Unlike excess energy, which can be compactly stored as lipids, proteins cannot be condensed and are typically stored as muscle. Flying with excess muscle mass increases energy expenditure, which is why most waterfowl obtain the necessary proteins for egg production at or near breeding sites. This poses a limitation for geese and some sea ducks that begin nesting upon arrival on arctic breeding areas before large quantities of nutritious forage become available. In these cases, geese obtain protein from plant shoots and roots on spring staging areas before departing for northern breeding areas. Nesting geese then rely on lipid stores and protein from their own muscles for egg production and energy, often losing more than 30 percent of their body mass. After the nesting period is over, the combination of nutrient-rich plant growth and nearly continuous daylight allows geese to forage intensively and restore their body condition.

While waterfowl have evolved specialized bill structures and foraging strategies that allow them to exploit certain food resources with little competition from other species, all ducks and geese are capable of dietary flexibility in response to short- or long-term changes in food abundance and distribution. In the short term, diet shifts can occur when normal foods become scarce or inaccessible. For example, Canada geese will sometimes consume shad in ice-free rivers during extremely cold periods. These shifts may also occur in response to a short-lived superabundance of foods, such as when sea ducks gorge on roe during the herring spawn. Over the long term, waterfowl diets may shift as a result of landscape changes. This has been observed in mallards and several goose species that have expanded their winter distributions to exploit rich sources of waste grains on agricultural landscapes.

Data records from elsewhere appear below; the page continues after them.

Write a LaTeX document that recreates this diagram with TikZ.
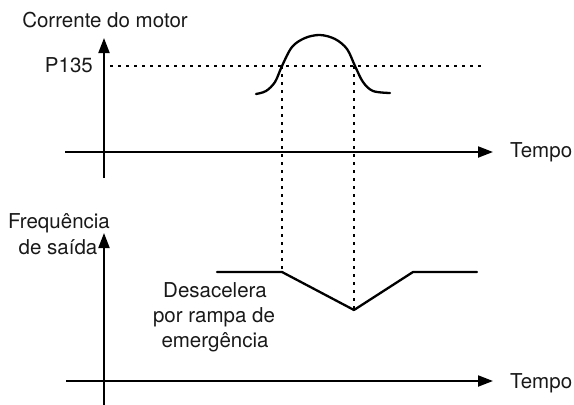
\documentclass[tikz,border=0pt]{standalone}
\usepackage{fontspec}
\setmainfont{TeX Gyre Heros}
\usetikzlibrary{arrows.meta}
\begin{document}
\begin{tikzpicture}[x=1pt,y=-1pt,
  axis/.style={line width=2pt,-{Triangle[length=15pt,width=11pt]}},
  guide/.style={line width=1.8pt,dash pattern=on 2.6pt off 5.4pt},
  signal/.style={line width=2.3pt,line join=round,line cap=round},
  lbl/.style={inner sep=0pt,text=black!90,font=\fontsize{20.5}{24}\selectfont}]
\useasboundingbox (0,0) rectangle (574,405);
% coordinates
\coordinate (ax1s) at (65,152);
\coordinate (ax1e) at (493,152);
\coordinate (ay1s) at (104,178);
\coordinate (ay1e) at (104,38);
\coordinate (ax2s) at (66,381);
\coordinate (ax2e) at (493,381);
\coordinate (ay2s) at (104,405);
\coordinate (ay2e) at (104,233);
\coordinate (ps) at (110,66);
\coordinate (pe) at (484,66);
\coordinate (c1) at (282,66);
\coordinate (c2) at (354,66);
\coordinate (f0) at (217,272);
\coordinate (f1) at (282,272);
\coordinate (f2) at (354,310);
\coordinate (f3) at (413,272);
\coordinate (f4) at (477,272);
% axes
\draw[axis] (ax1s) -- (ax1e);
\draw[axis] (ay1s) -- (ay1e);
\draw[axis] (ax2s) -- (ax2e);
\draw[axis] (ay2s) -- (ay2e);
% guides
\draw[guide] (ps) -- (pe);
\draw[guide] (c1) -- (f1);
\draw[guide] (c2) -- (f2);
% current curve
\draw[signal] plot[smooth,tension=0.55] coordinates {(256,94) (266,91) (275,82) (282,66) (292,47) (305,38) (320,35) (335,39) (347,49) (355,66) (363,82) (373,91) (390,93)};
% frequency
\draw[signal] (f0) -- (f1) -- (f2) -- (f3) -- (f4);
% labels
\node[lbl,anchor=base] (tc) at (105,27) {Corrente do motor};
\node[lbl,anchor=base east] (tp) at (93,72) {P135};
\node[lbl,anchor=base west] (tt1) at (510,157) {Tempo};
\node[lbl,anchor=base west] (tt2) at (510,388) {Tempo};
\node[lbl,anchor=base] (tf1) at (59,228) {Frequência};
\node[lbl,anchor=base] (tf2) at (58,254) {de saída};
\node[lbl,anchor=base] (td1) at (215,297) {Desacelera};
\node[lbl,anchor=base] (td2) at (214,322) {por rampa de};
\node[lbl,anchor=base] (td3) at (215,347) {emergência};
\end{tikzpicture}
\end{document}
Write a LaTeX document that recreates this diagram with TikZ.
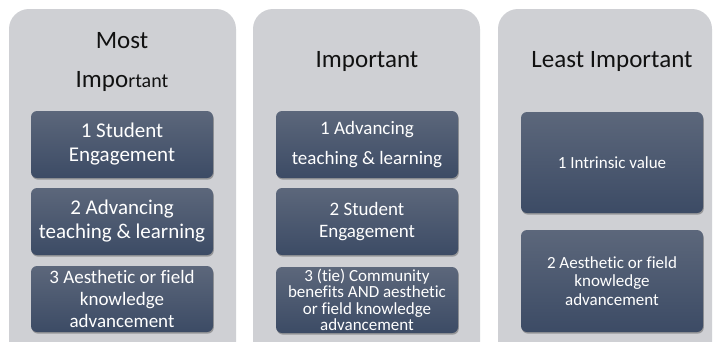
\documentclass[tikz,border=0pt]{standalone}
\usepackage{fontspec}
\setmainfont{Carlito}[Ligatures=NoCommon]
\definecolor{panelgray}{HTML}{CFD0D4}
\definecolor{boxtop}{HTML}{5C677B}
\definecolor{boxbot}{HTML}{3C4B65}
\definecolor{titlecol}{HTML}{111111}
\tikzset{
  panel/.style={fill=panelgray, draw=none, rounded corners=20pt},
  rankbox/.style={rounded corners=6pt, top color=boxtop, bottom color=boxbot, draw=none,
    minimum width=182pt, text=white, align=center, inner sep=0pt,
    preaction={fill=black, fill opacity=0.28, transform canvas={xshift=0.8pt, yshift=-1.6pt}}},
  ptitle/.style={text=titlecol, anchor=base, inner sep=0pt, font=\fontsize{25}{30}\selectfont},
}
\begin{document}
\begin{tikzpicture}[x=1pt,y=-1pt]
\useasboundingbox (0,0) rectangle (713,341);
\clip (0,0) rectangle (713,341);
\fill[white] (0,0) rectangle (713,341);
% panels
\path[panel] (9,9) rectangle (236,370);
\path[panel] (253,9) rectangle (480,370);
\path[panel] (498,9) rectangle (712,370);
% titles
\node[ptitle] (t1a) at (122,48) {Most};
\node[ptitle] (t1b) at (122,87) {Impo{\fontsize{20}{24}\selectfont rtant}};
\node[ptitle] (t2) at (367,67) {Important};
\node[ptitle] (t3) at (612,67) {Least Important};
% panel 1 boxes
\node[rankbox, minimum height=67pt, font=\fontsize{21}{24}\selectfont] (a1) at (122,144.5) {1 Student\\Engagement};
\node[rankbox, minimum height=67pt, font=\fontsize{21}{24}\selectfont] (a2) at (122,221.5) {2 Advancing\\teaching \& learning};
\node[rankbox, minimum height=66pt, font=\fontsize{19}{21.7}\selectfont] (a3) at (122,299) {3 Aesthetic or field\\knowledge\\advancement};
% panel 2 boxes
\node[rankbox, minimum height=67pt, font=\fontsize{19}{30}\selectfont] (b1) at (367,144.5) {1 Advancing\\teaching \& learning};
\node[rankbox, minimum height=67pt, font=\fontsize{19}{21.5}\selectfont] (b2) at (367,221.5) {2 Student\\Engagement};
\node[rankbox, minimum height=66pt, font=\fontsize{17}{16.4}\selectfont] (b3) at (367,300) {3 (tie) Community\\benefits AND aesthetic\\or field knowledge\\advancement};
% panel 3 boxes
\node[rankbox, minimum height=101pt, font=\fontsize{17}{18.3}\selectfont] (c1) at (612,162.5) {1 Intrinsic value};
\node[rankbox, minimum height=102pt, font=\fontsize{17}{18.3}\selectfont] (c2) at (612,281) {2 Aesthetic or field\\knowledge\\advancement};
\end{tikzpicture}
\end{document}
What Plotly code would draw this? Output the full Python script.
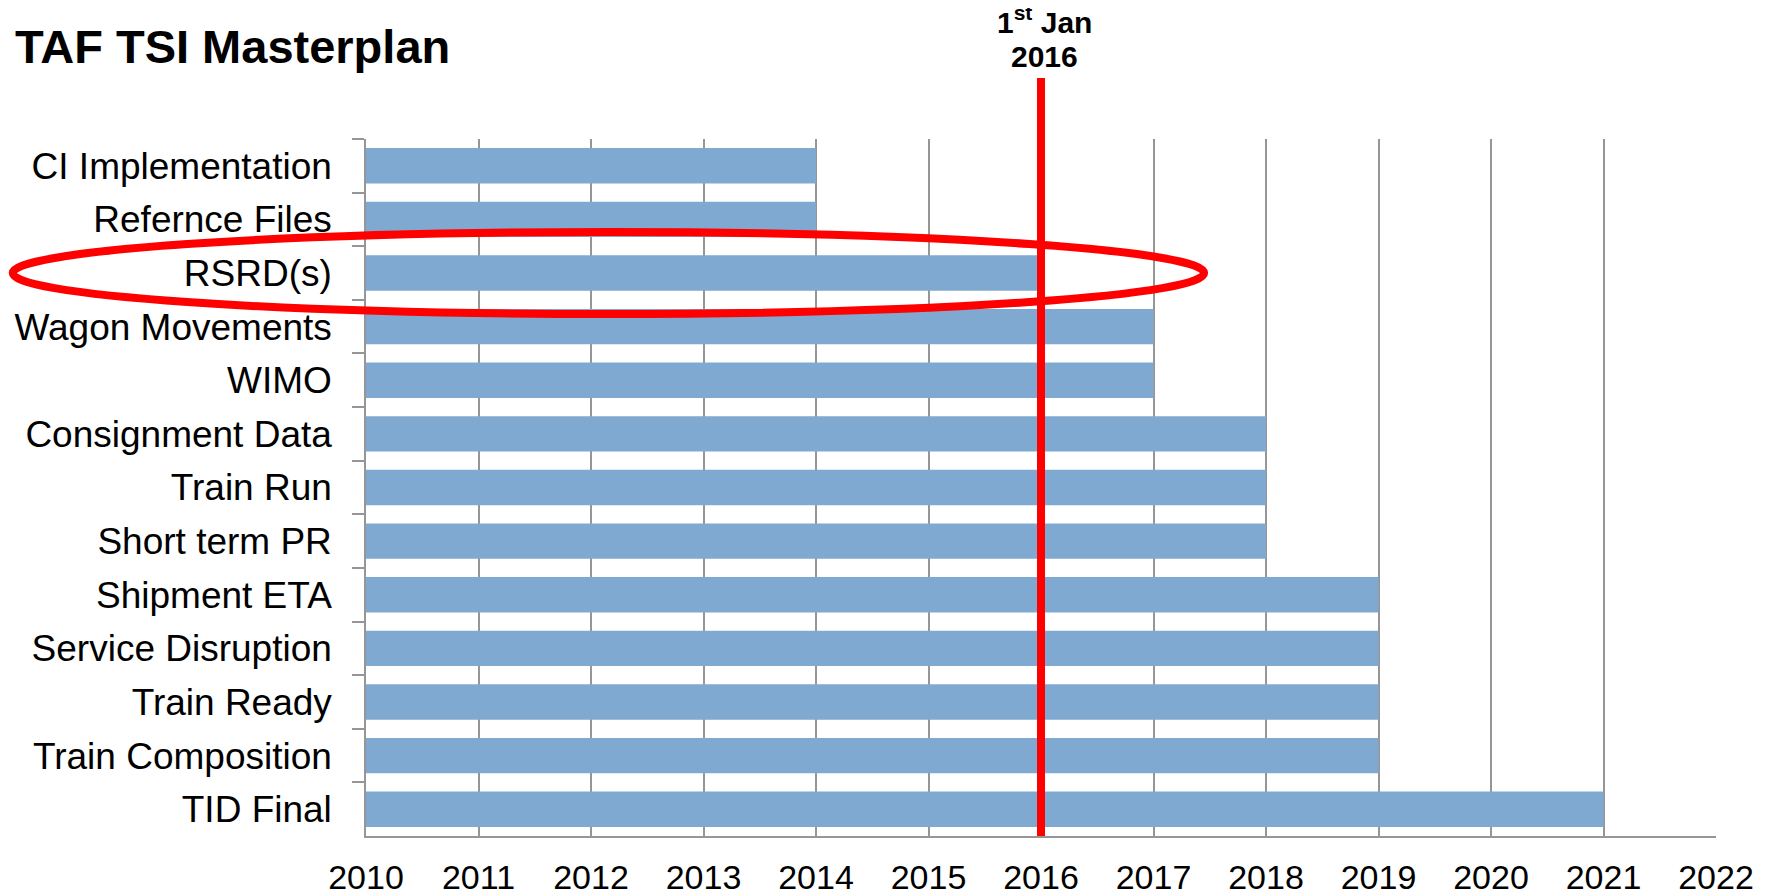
import plotly.graph_objects as go

# ---- data ----
tasks = ["CI Implementation", "Refernce Files", "RSRD(s)", "Wagon Movements", "WIMO",
         "Consignment Data", "Train Run", "Short term PR", "Shipment ETA",
         "Service Disruption", "Train Ready", "Train Composition", "TID Final"]
start_year = [2010, 2010, 2010, 2010, 2010, 2010, 2010, 2010, 2010, 2010, 2010, 2010, 2010]
end_year = [2014, 2014, 2016, 2017, 2017, 2018, 2018, 2018, 2019, 2019, 2019, 2019, 2021]
year_ticks = list(range(2010, 2023))
milestone_year = 2016
milestone_line1 = "1<sup>st</sup> Jan"
milestone_line2 = "2016"
highlight_task = "RSRD(s)"
highlight_years = (2006.86, 2017.45)

# page has an 8px body margin; figure is sized to fit the window
OFF = 8
W, H = 1769 - OFF, 896 - OFF
ML = 366 - OFF
MT = 139 - OFF
PLOT_R = 1716 - OFF
PLOT_B = 836 - OFF
MR = W - PLOT_R
MB = H - PLOT_B
PLOT_H = PLOT_B - MT
XMIN, XMAX = 2010, 2022

BAR_COLOR = "#7FA9D1"
GRID = "#969696"
RED = "#FF0000"
FONT = "Liberation Sans, Arial, sans-serif"


def ypaper_from_page(page_y):
    return (PLOT_B - (page_y - OFF)) / PLOT_H


def xpaper(year):
    return (year - XMIN) / (XMAX - XMIN)


fig = go.Figure()
fig.add_trace(go.Bar(
    y=tasks,
    x=[e - s for s, e in zip(start_year, end_year)],
    base=start_year,
    orientation="h",
    marker=dict(color=BAR_COLOR, line=dict(width=0)),
    width=0.66,
    showlegend=False,
    hoverinfo="skip",
))

n = len(tasks)
idx = tasks.index(highlight_task)
cy = 1 - (idx + 0.5) / n
ry = 41 / PLOT_H

shapes = [
    dict(type="line", xref="x", yref="paper", x0=milestone_year, x1=milestone_year,
         y0=0, y1=ypaper_from_page(78), line=dict(color=RED, width=8), layer="above"),
    dict(type="circle", xref="paper", yref="paper",
         x0=xpaper(highlight_years[0]), x1=xpaper(highlight_years[1]),
         y0=cy - ry, y1=cy + ry, line=dict(color=RED, width=8), layer="above"),
]

ann_font = dict(family=FONT, size=30, color="black")
annotations = [
    dict(text="<b>" + milestone_line1 + "</b>", xref="x", yref="paper",
         x=milestone_year, y=ypaper_from_page(20), xanchor="center", yanchor="middle",
         xshift=3, showarrow=False, font=ann_font),
    dict(text="<b>" + milestone_line2 + "</b>", xref="x", yref="paper",
         x=milestone_year, y=ypaper_from_page(57), xanchor="center", yanchor="middle",
         xshift=3, showarrow=False, font=ann_font),
]

fig.update_layout(
    width=W, height=H,
    margin=dict(l=ML, r=MR, t=MT, b=MB, pad=0, autoexpand=False),
    paper_bgcolor="white", plot_bgcolor="white",
    font=dict(family=FONT, color="black"),
    bargap=0.34,
    shapes=shapes,
    title=dict(text="<b>TAF TSI Masterplan</b>",
               font=dict(family=FONT, size=47, color="black"),
               xref="container", x=(15 - OFF) / W, xanchor="left",
               yref="container", y=1 - (47 - OFF) / H, yanchor="middle"),
    annotations=annotations,
)

fig.update_xaxes(
    range=[XMIN, XMAX], tickmode="array", tickvals=year_ticks,
    ticktext=[str(y) for y in year_ticks],
    showgrid=True, gridcolor=GRID, gridwidth=1.5,
    showline=True, linecolor=GRID, linewidth=1.5,
    ticks="", zeroline=False, automargin=False,
    tickfont=dict(family=FONT, size=34, color="black"),
    ticklabelstandoff=10,
)
fig.update_yaxes(
    categoryorder="array", categoryarray=tasks, autorange="reversed",
    showgrid=False, showline=True, linecolor=GRID, linewidth=1.5,
    ticks="outside", ticklen=12, tickcolor=GRID, tickwidth=1.5,
    tickson="boundaries", automargin=False,
    tickfont=dict(family=FONT, size=37, color="black"),
    ticklabelstandoff=25,
)

fig.write_html("out.html")
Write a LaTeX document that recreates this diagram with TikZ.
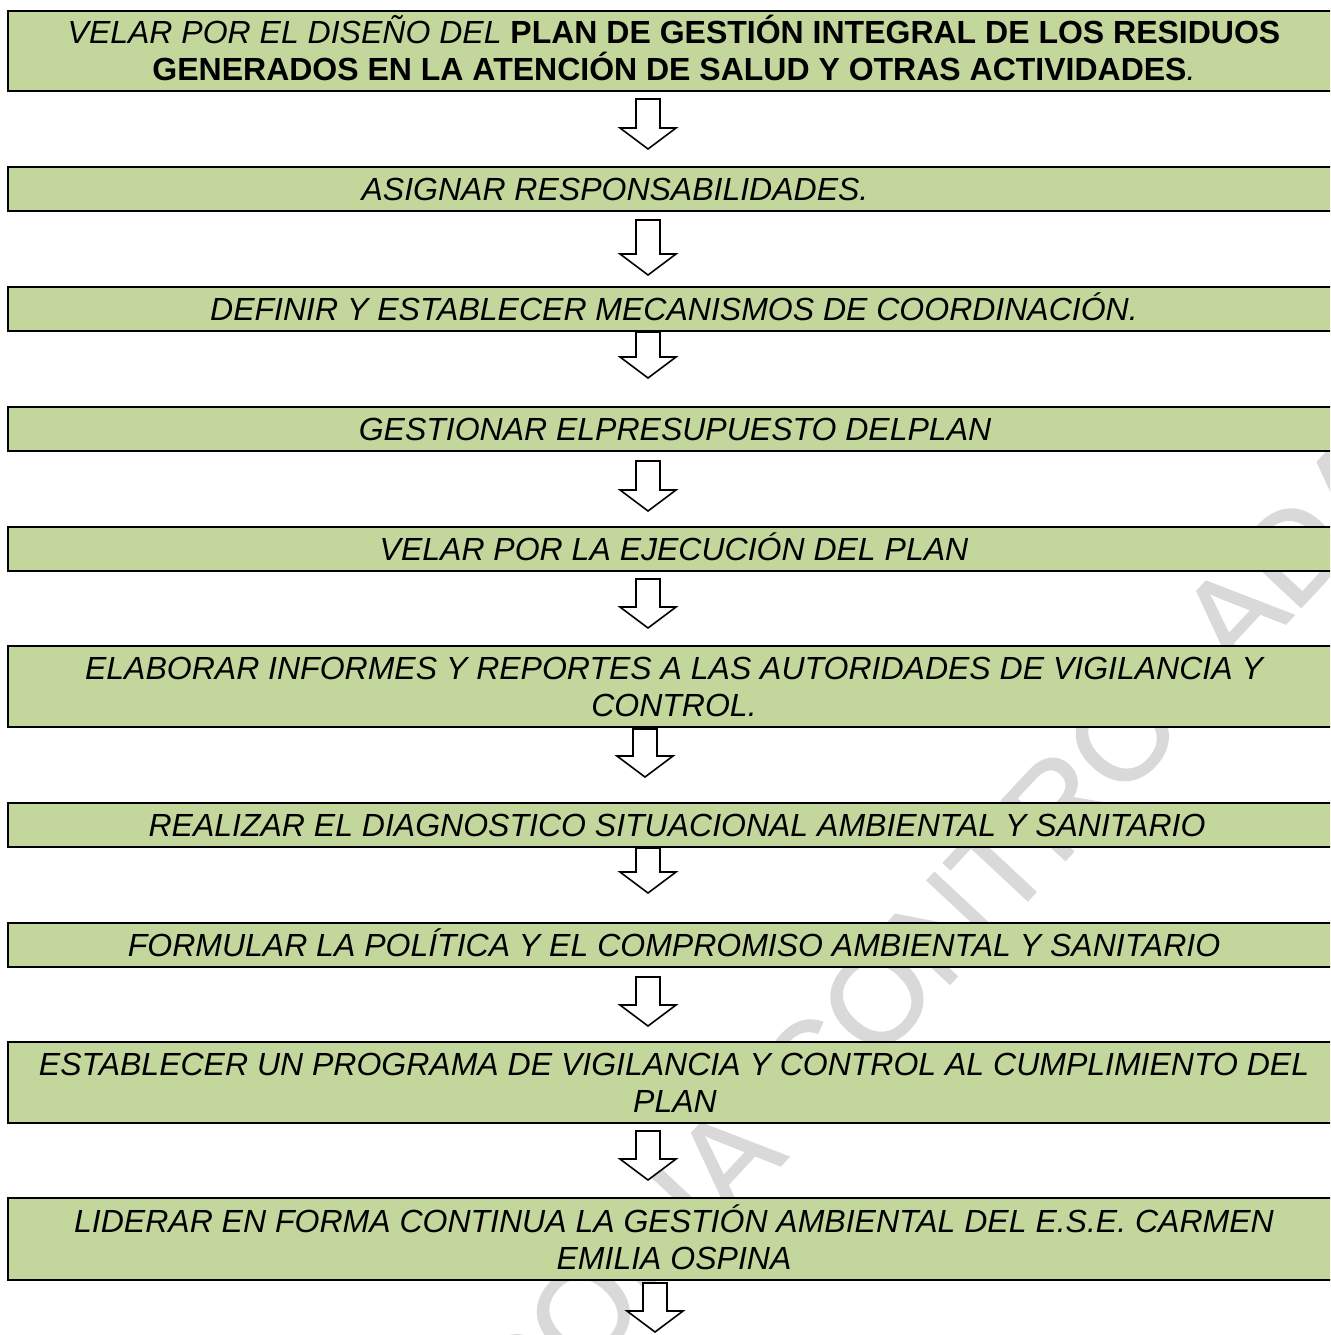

Decades of dietary research conducted throughout the annual cycle of waterfowl have provided a wealth of information about the feeding habits of ducks and geese and their dependence on diverse wetland habitats. This science has been instrumental in guiding wetland and waterfowl conservation and management in breeding and nonbreeding areas of North America. Continued innovations in research, such as studies quantifying the energetic value and amino acid composition of waterfowl foods, promise to further advance our understanding of waterfowl diets as well as our ability to improve management and conservation efforts to benefit multiple species of ducks and geese.


Dr. Joe Lancaster is biological team leader of the Gulf Coast Joint Venture, and Dr. Ryan Askren is director at the Five Oaks Ag Research and Education Center in partnership with the University of Arkansas at Monticello.


Counting Calories

During winter, food is the most limiting resource for waterfowl. Conservation planners use bioenergetic models to estimate habitat objectives to support the foraging demands of regional waterfowl populations. In a simplified way, bioenergetic modeling is like planning a child’s birthday party. If 15 children will attend the party, and each child will eat two slices of pizza on average, and each pizza has eight slices, you’ll need to order four pizzas. Likewise, bioenergetic models estimate foraging demand, expressed in calories, based on expected waterfowl numbers, the duration of the birds’ stay in the region, and the average amount of energy the birds will require each day.

Energy supply, expressed as calories per acre, is calculated from the availability of foods in foraging habitats and the average amount of energy available per unit of food. Comparing estimates of energy supply and demand allows managers to determine whether a regional landscape has sufficient resources to support waterfowl populations at target levels, and to thereby more effectively target where additional habitat conservation and management efforts are needed.